Start of Material provided

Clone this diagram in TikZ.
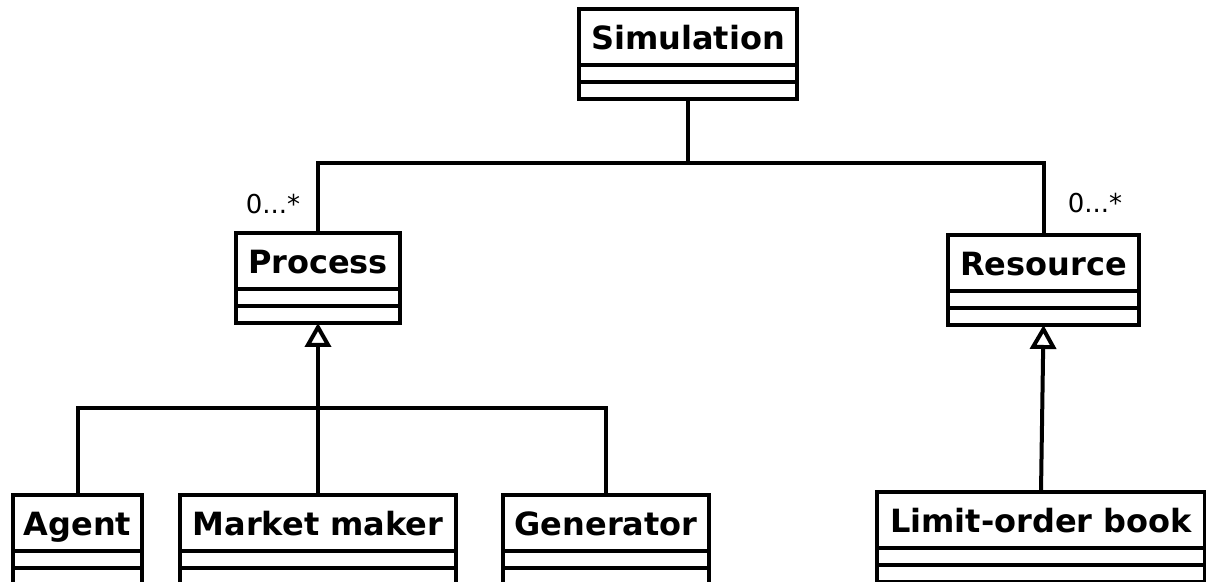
\documentclass[tikz,border=0pt]{standalone}
\usepackage{fontspec}
\setmainfont{DejaVu Sans}
\usetikzlibrary{arrows.meta,shapes.multipart}

% name compartment of a class box, fixed width
\newcommand{\classname}[2]{\makebox[#1]{\rule[-6.8pt]{0pt}{26pt}#2}}

\tikzset{
  umlclass/.style={draw, line width=2pt, rectangle split, rectangle split parts=3,
    inner xsep=0pt, inner ysep=0pt, outer sep=0pt, rectangle split empty part height=6.5pt,
    rectangle split empty part depth=0pt, anchor=north west,
    font=\fontsize{16}{19}\selectfont\bfseries},
  mult/.style={font=\fontsize{13}{15}\selectfont, inner sep=0pt},
  assoc/.style={line width=2pt},
  inherit/.style={line width=2pt, -{Triangle[open, length=12pt, width=13pt]}}
}

\begin{document}
\begin{tikzpicture}[x=0.5pt, y=-0.5pt]
\useasboundingbox (0,0) rectangle (1206,582);
\clip (0,0) rectangle (1206,582);

\node[umlclass] (sim) at (579,9) {\classname{109pt}{Simulation}};
\node[umlclass] (proc) at (236,233) {\classname{82pt}{Process}};
\node[umlclass] (res) at (948,235) {\classname{95.5pt}{Resource}};

\node[umlclass] (agent) at (13,495) {\classname{64.5pt}{Agent}};
\node[umlclass] (mm) at (180,495) {\classname{138pt}{Market maker}};
\node[umlclass] (gen) at (503,495) {\classname{103pt}{Generator}};
\node[umlclass] (lob) at (877,492) {\classname{164pt}{Limit-order book}};

% composition: simulation owns processes and resources
\coordinate (bus) at (688,163);
\draw[assoc] (sim.south) -- (bus) -| (proc.north);
\draw[assoc] (bus) -| (res.north);
\node[mult] (pmult) at (273,204) {0...*};
\node[mult] (rmult) at (1095,203) {0...*};

% subclasses
\coordinate (pbus) at (318,408);
\draw[inherit] (mm.north) -- (proc.south);
\draw[assoc] (agent.north) |- (pbus) -| (gen.north);
\draw[inherit] (lob.north) -- (res.south);
\end{tikzpicture}
\end{document}
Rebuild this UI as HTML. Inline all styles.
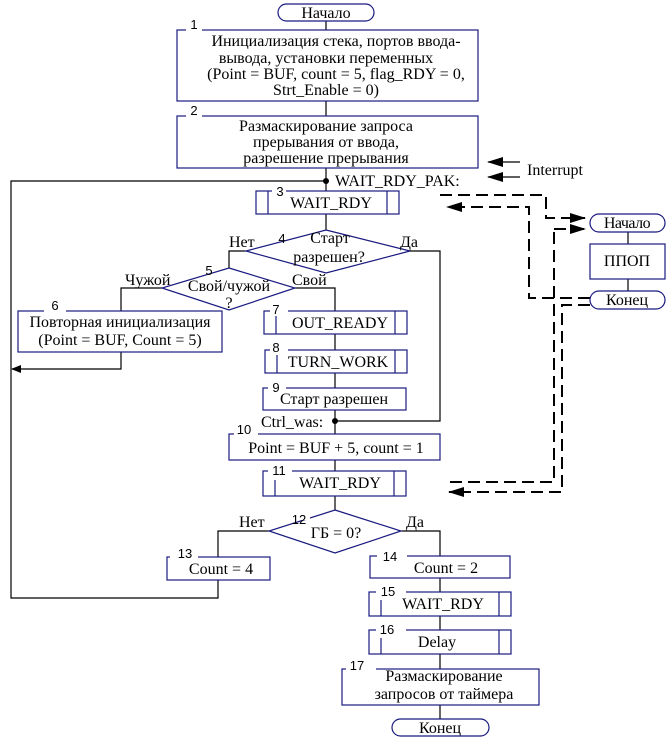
<!DOCTYPE html>
<html><head><meta charset="utf-8"><style>
html,body{margin:0;padding:0;background:#fff}
svg{display:block}
.b{fill:#fff;stroke:#1a1a80;stroke-width:1.2}
.l{fill:none;stroke:#000;stroke-width:1.2}
.d{fill:none;stroke:#000;stroke-width:2;stroke-dasharray:12,6}
text{font-family:"Liberation Serif","DejaVu Serif",serif;font-size:16px;fill:#000}
.n{font-family:"Liberation Sans","DejaVu Sans",sans-serif;font-size:13px}
.c{text-anchor:middle}
</style></head><body>
<svg width="669" height="739" viewBox="0 0 669 739" xmlns="http://www.w3.org/2000/svg">
<defs><marker id="a" markerWidth="10" markerHeight="8" refX="9" refY="4" orient="auto" markerUnits="userSpaceOnUse"><path d="M0,0 L10,4 L0,8z" fill="#000"/></marker>
<marker id="A" markerWidth="16" markerHeight="10" refX="15" refY="5" orient="auto" markerUnits="userSpaceOnUse"><path d="M0,0 L16,5 L0,10z" fill="#000"/></marker></defs>

<path class="l" d="M326,21V30 M326,101V116 M326,168V191 M326,214V230"/>
<path class="l" d="M326,181H11V598H218V580"/>
<circle cx="326" cy="181" r="3"/>
<path class="l" d="M246,251H229V268 M410,251H440V421H335"/>
<circle cx="335" cy="421" r="3"/>
<path class="l" d="M162,288H121V311 M295,288H335V311 M335,334V350 M335,373V388 M335,410V434 M335,460V471 M335,496V510"/>
<path class="l" d="M121,352V369H12" marker-end="url(#a)"/>
<path class="l" d="M269,531H218V557 M401,531H440V556 M440,578V592 M440,616V630 M440,654V669 M440,705V719"/>
<path class="l" d="M628,232V244 M628,279V291"/>
<path class="l" d="M520,162H488" marker-end="url(#A)"/>
<path class="l" d="M520,177H488" marker-end="url(#A)"/>
<text x="527" y="175">Interrupt</text>

<path class="d" d="M440,195H546V218H585" marker-end="url(#A)"/>
<path class="d" d="M590,298H529V207H447" marker-end="url(#A)"/>
<path class="d" d="M554,229H585" marker-end="url(#A)"/>
<path class="d" d="M554,232V482H448"/>
<path class="d" d="M590,305H562V492H449" marker-end="url(#A)"/>

<rect class="b" x="278" y="4" width="96" height="17" rx="8.5"/><text class="c" x="326" y="18">Начало</text>
<rect class="b" x="392" y="719" width="97" height="17" rx="8.5"/><text class="c" x="440" y="733">Конец</text>
<rect class="b" x="590" y="214" width="75" height="18" rx="9"/><text class="c" x="627" y="228" style="letter-spacing:-0.5px">Начало</text>
<rect class="b" x="590" y="244" width="75" height="35"/><text class="c" x="627" y="266">ППОП</text>
<rect class="b" x="590" y="291" width="75" height="18" rx="9"/><text class="c" x="627" y="305">Конец</text>

<rect class="b" x="177" y="30" width="301" height="71"/>
<rect x="186" y="24" width="16" height="8" fill="#fff"/><text class="n c" x="194" y="29">1</text>
<text class="c" x="336" y="46">Инициализация стека, портов ввода-</text>
<text class="c" x="326" y="63">вывода,  установки переменных</text>
<text class="c" x="336" y="79">(Point = BUF, count = 5, flag_RDY = 0,</text>
<text class="c" x="326" y="95">Strt_Enable = 0)</text>
<rect class="b" x="177" y="116" width="301" height="52"/>
<rect x="186" y="110" width="16" height="8" fill="#fff"/><text class="n c" x="194" y="115">2</text>
<text class="c" x="326" y="131">Размаскирование запроса</text>
<text class="c" x="326" y="147">прерывания от ввода,</text>
<text class="c" x="326" y="163">разрешение прерывания</text>
<text x="335" y="186">WAIT_RDY_PAK:</text>

<rect class="b" x="256" y="191" width="143" height="23"/>
<path class="b" d="M268,191V214 M387,191V214"/>
<rect x="272" y="185" width="14" height="8" fill="#fff"/><text class="n c" x="280" y="196">3</text>
<text class="c" x="331" y="208">WAIT_RDY</text>

<polygon class="b" points="326,230 410,251 326,273 246,251"/>
<rect x="275" y="227" width="14" height="10" fill="#fff"/><text class="n c" x="282" y="243">4</text>
<text class="c" x="330" y="243">Старт</text>
<text class="c" x="329" y="262">разрешен?</text>
<text x="229" y="247">Нет</text><text x="400" y="247">Да</text>

<polygon class="b" points="229,268 295,288 229,310 162,288"/>
<text class="n c" x="209" y="275">5</text>
<text class="c" x="229" y="291">Свой/чужой</text>
<text class="c" x="229" y="308">?</text>
<text x="125" y="285">Чужой</text><text x="292" y="285">Свой</text>

<rect class="b" x="18" y="311" width="204" height="41"/>
<rect x="44" y="305" width="22" height="8" fill="#fff"/><text class="n c" x="55" y="310">6</text>
<text class="c" x="120" y="327">Повторная инициализация</text>
<text class="c" x="120" y="345">(Point = BUF, Count = 5)</text>

<rect class="b" x="264" y="311" width="143" height="23"/>
<path class="b" d="M276,316V334 M395,311V334"/>
<rect x="270" y="305" width="18" height="8" fill="#fff"/><text class="n c" x="276" y="314">7</text>
<text class="c" x="340" y="328">OUT_READY</text>
<rect class="b" x="265" y="350" width="142" height="23"/>
<path class="b" d="M277,355V373 M395,350V373"/>
<rect x="270" y="344" width="18" height="8" fill="#fff"/><text class="n c" x="276" y="352">8</text>
<text class="c" x="338" y="367">TURN_WORK</text>
<rect class="b" x="263" y="388" width="143" height="22"/>
<rect x="268" y="382" width="18" height="8" fill="#fff"/><text class="n c" x="276" y="392">9</text>
<text class="c" x="334" y="404">Старт разрешен</text>
<text x="261" y="427">Ctrl_was:</text>

<rect class="b" x="229" y="434" width="211" height="26"/>
<rect x="234" y="428" width="24" height="8" fill="#fff"/><text class="n c" x="244" y="434">10</text>
<text class="c" x="336" y="453">Point = BUF + 5, count = 1</text>
<rect class="b" x="263" y="471" width="143" height="25"/>
<path class="b" d="M275,480V496 M394,471V496"/>
<rect x="268" y="465" width="24" height="8" fill="#fff"/><text class="n c" x="279" y="475">11</text>
<text class="c" x="340" y="488">WAIT_RDY</text>

<polygon class="b" points="335,510 401,531 335,553 269,531"/>
<rect x="288" y="508" width="22" height="12" fill="#fff"/><text class="n c" x="299" y="524">12</text>
<text class="c" x="336" y="538">ГБ = 0?</text>
<text x="239" y="527">Нет</text><text x="406" y="527">Да</text>

<rect class="b" x="167" y="557" width="103" height="23"/>
<rect x="170" y="551" width="28" height="8" fill="#fff"/><text class="n c" x="185" y="558">13</text>
<text class="c" x="221" y="574">Count = 4</text>
<rect class="b" x="370" y="556" width="140" height="22"/>
<rect x="377" y="550" width="30" height="8" fill="#fff"/><text class="n c" x="390" y="561">14</text>
<text class="c" x="446" y="573">Count = 2</text>
<rect class="b" x="369" y="592" width="142" height="24"/>
<path class="b" d="M381,600V616 M499,592V616"/>
<rect x="376" y="586" width="30" height="8" fill="#fff"/><text class="n c" x="388" y="596">15</text>
<text class="c" x="443" y="609">WAIT_RDY</text>
<rect class="b" x="369" y="630" width="142" height="24"/>
<path class="b" d="M381,638V654 M499,630V654"/>
<rect x="376" y="624" width="30" height="8" fill="#fff"/><text class="n c" x="387" y="634">16</text>
<text class="c" x="437" y="647">Delay</text>
<rect class="b" x="342" y="669" width="197" height="36"/>
<rect x="346" y="663" width="30" height="8" fill="#fff"/><text class="n c" x="357" y="670">17</text>
<text class="c" x="444" y="681">Размаскирование</text>
<text class="c" x="444" y="699">запросов от таймера</text>
</svg>
</body></html>
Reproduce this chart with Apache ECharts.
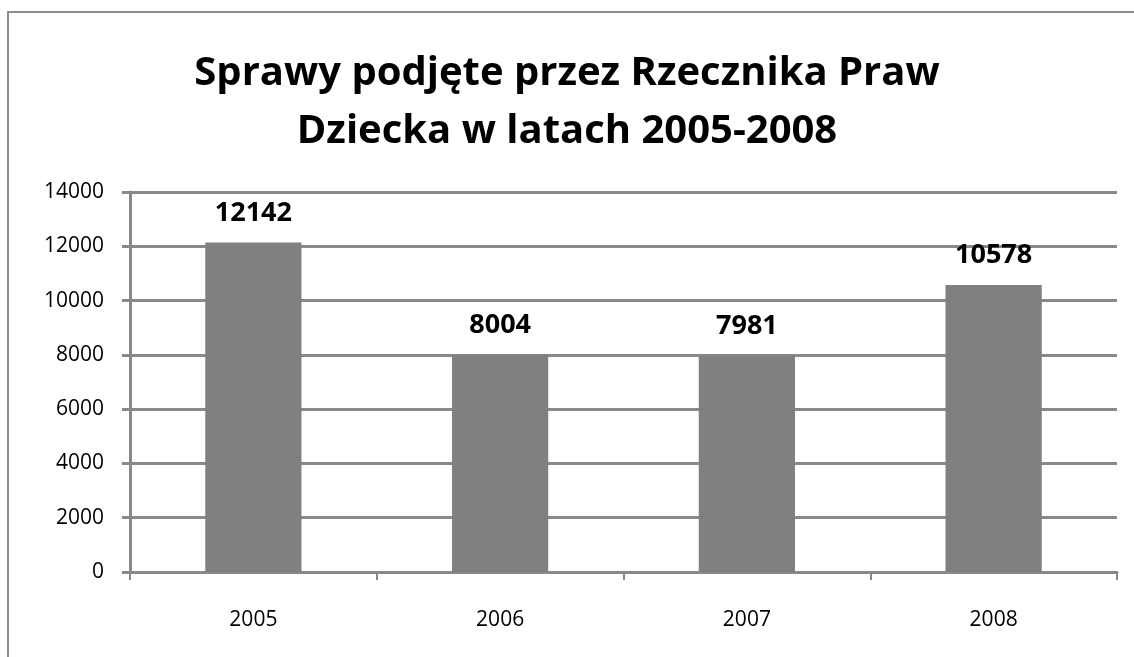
<!DOCTYPE html>
<html>
<head>
<meta charset="utf-8">
<script src="https://cdn.jsdelivr.net/npm/echarts@6/dist/echarts.min.js"></script>
<style>
  html, body { margin: 0; padding: 0; background: #fff; overflow: hidden; }
  #frame { position: absolute; left: 7px; top: 11px; width: 1200px; height: 700px; border-left: 2px solid #8c8c8c; border-top: 2px solid #8c8c8c; box-sizing: border-box; }
  #chart { position: absolute; left: 0; top: 0; width: 1134px; height: 657px; }
</style>
</head>
<body>
<div id="frame"></div>
<div id="chart"></div>
<script>
const years = ['2005', '2006', '2007', '2008'];
const cases = [12142, 8004, 7981, 10578];
const titleText = 'Sprawy podjęte przez Rzecznika Praw\nDziecka w latach 2005-2008';

const font = '"Open Sans", "Noto Sans", sans-serif';
const gridGray = '#898989';

const chart = echarts.init(document.getElementById('chart'));
chart.setOption({
  animation: false,
  title: {
    text: titleText,
    left: 'center',
    top: 40,
    textStyle: { fontFamily: font, fontSize: 40, fontWeight: 'bold', color: '#000', lineHeight: 58 }
  },
  grid: { left: 130, right: 17, top: 192, bottom: 85 },
  xAxis: {
    type: 'category',
    data: years,
    axisLine: { lineStyle: { color: gridGray, width: 3 } },
    axisTick: { show: true, alignWithLabel: false, length: 8, lineStyle: { color: gridGray, width: 2 } },
    axisLabel: { fontFamily: font, fontSize: 21, color: '#000', margin: 38 }
  },
  yAxis: {
    type: 'value',
    min: 0,
    max: 14000,
    interval: 2000,
    axisLine: { show: true, lineStyle: { color: gridGray, width: 3 } },
    axisTick: { show: true, length: 8, lineStyle: { color: gridGray, width: 3 } },
    splitLine: { lineStyle: { color: gridGray, width: 3 } },
    axisLabel: { fontFamily: font, fontSize: 21, color: '#000', margin: 26, formatter: (v) => String(v) }
  },
  series: [{
    type: 'bar',
    data: cases,
    barWidth: '39%',
    itemStyle: { color: '#808080' },
    label: {
      show: true,
      position: 'top',
      distance: 16,
      fontFamily: font,
      fontSize: 27,
      fontWeight: 'bold',
      color: '#000'
    }
  }]
});
</script>
</body>
</html>
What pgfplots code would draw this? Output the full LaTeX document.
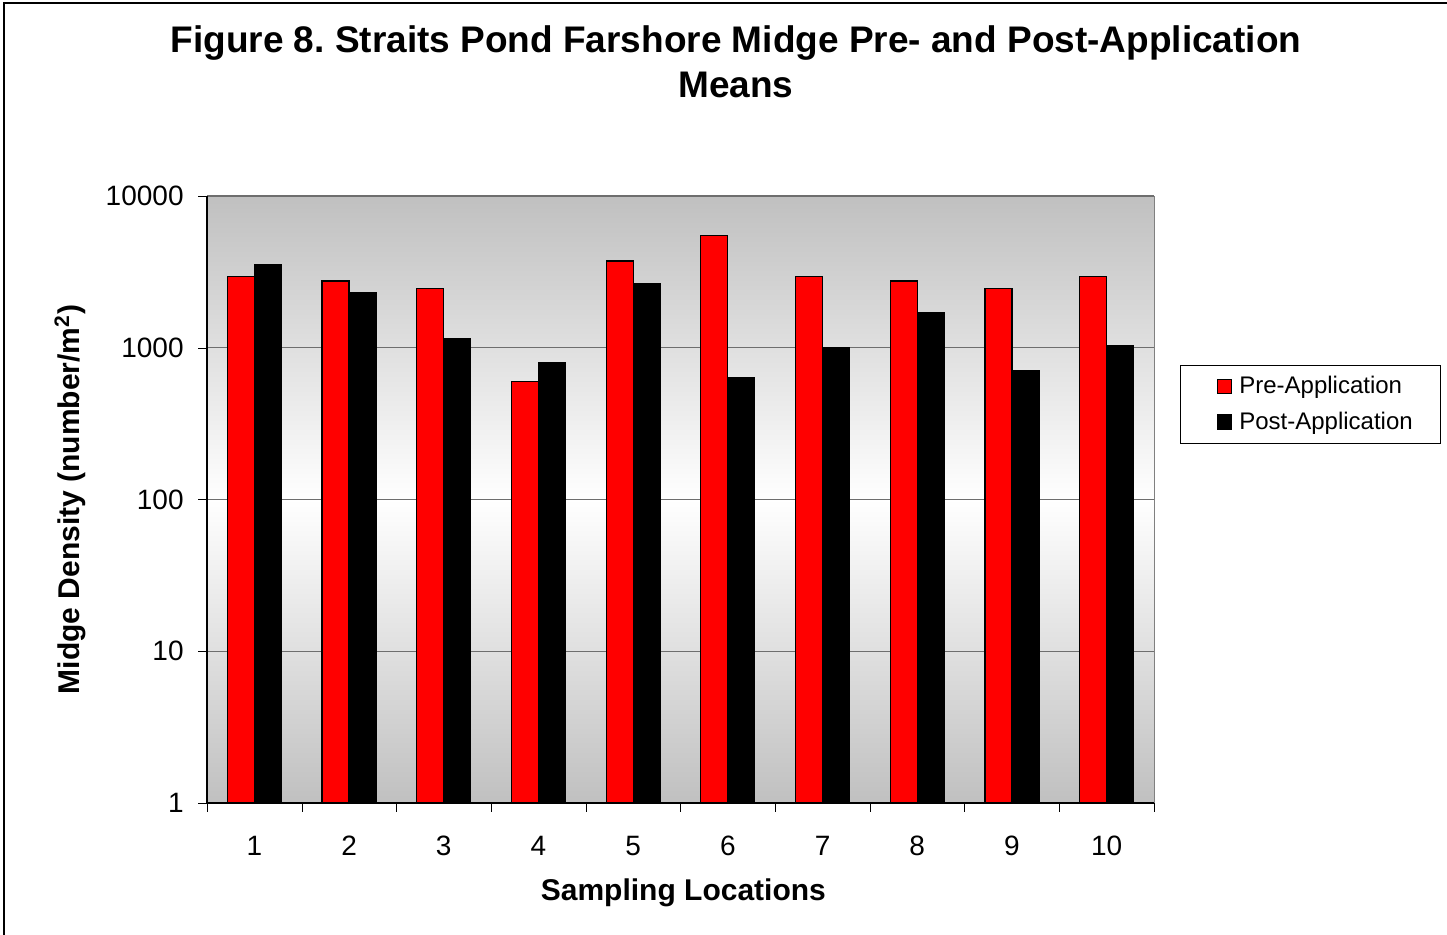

End of Material provided

• **What the exercise asks**: Keep the pictures out, and extract only the lines that begin at the one containing "Reproduce this chart with Apache ECharts." and end at the one containing "const gridGray = '#898989';", inclusive.

• **Finished exercise**:
Reproduce this chart with Apache ECharts.
<!DOCTYPE html>
<html>
<head>
<meta charset="utf-8">
<script src="https://cdn.jsdelivr.net/npm/echarts@6/dist/echarts.min.js"></script>
<style>
  html, body { margin: 0; padding: 0; background: #fff; overflow: hidden; }
  #frame { position: absolute; left: 7px; top: 11px; width: 1200px; height: 700px; border-left: 2px solid #8c8c8c; border-top: 2px solid #8c8c8c; box-sizing: border-box; }
  #chart { position: absolute; left: 0; top: 0; width: 1134px; height: 657px; }
</style>
</head>
<body>
<div id="frame"></div>
<div id="chart"></div>
<script>
const years = ['2005', '2006', '2007', '2008'];
const cases = [12142, 8004, 7981, 10578];
const titleText = 'Sprawy podjęte przez Rzecznika Praw\nDziecka w latach 2005-2008';

const font = '"Open Sans", "Noto Sans", sans-serif';
const gridGray = '#898989';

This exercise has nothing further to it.